As 1L year advances, I find myself asking this question more and more: “What type of lawyer do I want to be?” Speaking to many of my peers, I am relieved to know that I am not alone in experiencing this repetitive self-inquiry—they too ask themselves this question almost daily. Though to be clear, by “type of lawyer,” I am not merely referring to a specific area of practice, but also to the values that I see myself striving to uphold as a practicing attorney. In attempting to answer this question, I tend to reflect on the emphasis that my professors place on applying a critical perspective to the cases and issues we explore both in class and in everyday life. Our job as lawyers in training, so it seems, is not just to understand the letter of the law, but also to understand the motivating forces behind the law, the law’s impact on the judicial process, and the law’s impact on society at large. Why did the court rule the way it did? What are the societal implications of the court’s ruling? Does the ruling complement or negate public policy? How should the court have ruled?
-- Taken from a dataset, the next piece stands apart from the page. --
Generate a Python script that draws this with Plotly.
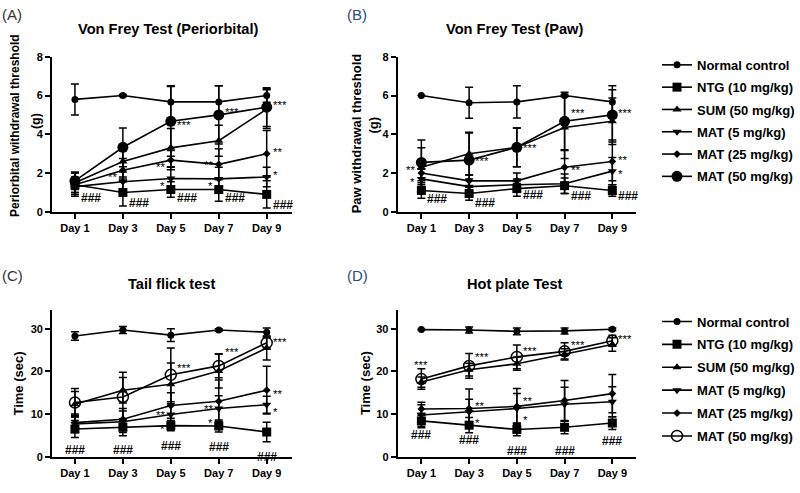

Answering that last question is what I find most compelling about law school thus far. Courts have certainly made mistakes. In Plessy v. Ferguson, the U.S. Supreme Court held in a seven-to-one decision that separate but equal accommodations for Whites and Blacks did not violate the Equal Protection Clause of the Fourteenth Amendment and were therefore constitutional. 163 U.S. 537, 551-52 (1896). The Court’s decision was later overturned unanimously in Brown v. Board of Education, which held that separate but equal accommodations inherently violate the Equal Protection Clause of the Fourteenth Amendment, thus ending racial segregation and paving the way for the eventual destruction of the Jim Crow Era. See 347 U.S. 483, 495-96 (1954). Similarly, in Hammer v. Dagenhart, the U.S. Supreme Court held in a five-to-four decision that Congress did not have the power to restrict child labor by introducing the Keating-Owen Child Labor Act, and that in accordance with the Tenth Amendment, any such power regulating the manufacturing of goods was solely reserved for states. 247 U.S. 251, 276-77 (1918). The ruling was also overturned unanimously in United States v. Darby, where the U.S. Supreme Court held that under the Commerce Clause of the Tenth Amendment, Congress had the power to regulate manufacturing and that its introduction of the Fair Labor Standards Act of 1938, which also sought to restrict child labor, was constitutional. See 312 U.S. 100, 125-26 (1941).
Here, we see that courts—including the highest in the country—are not above reproach and can have their rulings reversed by a differently constituted panel of judges. In this fashion, the law is constantly evolving, and just because a court may rule a particular way on an issue does not make that ruling “gospel.” Even within the ruling itself, there are dissenting opinions (judges who disagree with the majority ruling) and concurring opinions (judges who agree with the majority ruling but for different reasons), and it is important to consider and understand all opinions on the issue to best inform one’s belief on whether a court ruled correctly. Lawyers challenged the rulings in Plessy v. Ferguson and in Hammer v. Dagenhart and used their knowledge of the legal system to overturn those rulings, making the world—at least in my opinion—a better place. But law school has also taught me that the law is not an exact science, and consequently, the law does not produce any universal truth. Even though the U.S. Supreme Court overturned the rulings in the above-mentioned cases, there is no certainty that the rulings in Brown v. Board of Education and in United States v. Darby are the law’s final answers to those legal questions.
The holdings in each of those cases were the truths that the Court adopted at the time, but a different U.S. Supreme Court could find a different truth regarding those legal issues in the future. See Dobbs v. Jackson Women’s Health Org., 142 S. Ct. 2228, 2310 (2022). What seems to be certain thus far, however, is that law is three-dimensional: it consists of doctrine (the rules that govern our society), facts (the world as it is), and theory (the world as it ought to be). As future lawyers, it is our job to understand the rules that govern our society, apply our understanding of those rules to the world around us, and make the world into what it ought to be: fair and just. In doing so, we can attempt to shape the law to fit our worldview, be it for good or for evil, depending on one’s perspective. However, we must also acknowledge that those with opposing values will fight to have a court adopt the values that they espouse. To that end, while I fervently support the Supreme Court’s decisions to eliminate separate but equal accommodations and to restrict child labor, I concede that my values on those subjects may not align with those of others. There are people who still believe that segregation should exist and that children should be exploited for their labor. But to uphold the spirit of the law, it is necessary that all interested parties voice their arguments in the adversarial system provided by the courts.
We are taught to understand the law and apply it in ways that help us realize our beliefs of how the world ought to be. For some, that might mean using the law to make the most money for their corporate clients. For others, that might mean using the law to bring a criminal suspect to justice for an alleged crime. But returning to my original question, the kind of lawyer that I want to be is one who is able to understand any legal issue from all sides and one who gives his all for his clients, whether they be plaintiffs, defendants, or parties in a transaction. Like most of my 1L peers, while I am unsure of the specific practice area in which I will specialize, I am certain that it will reveal itself in due time.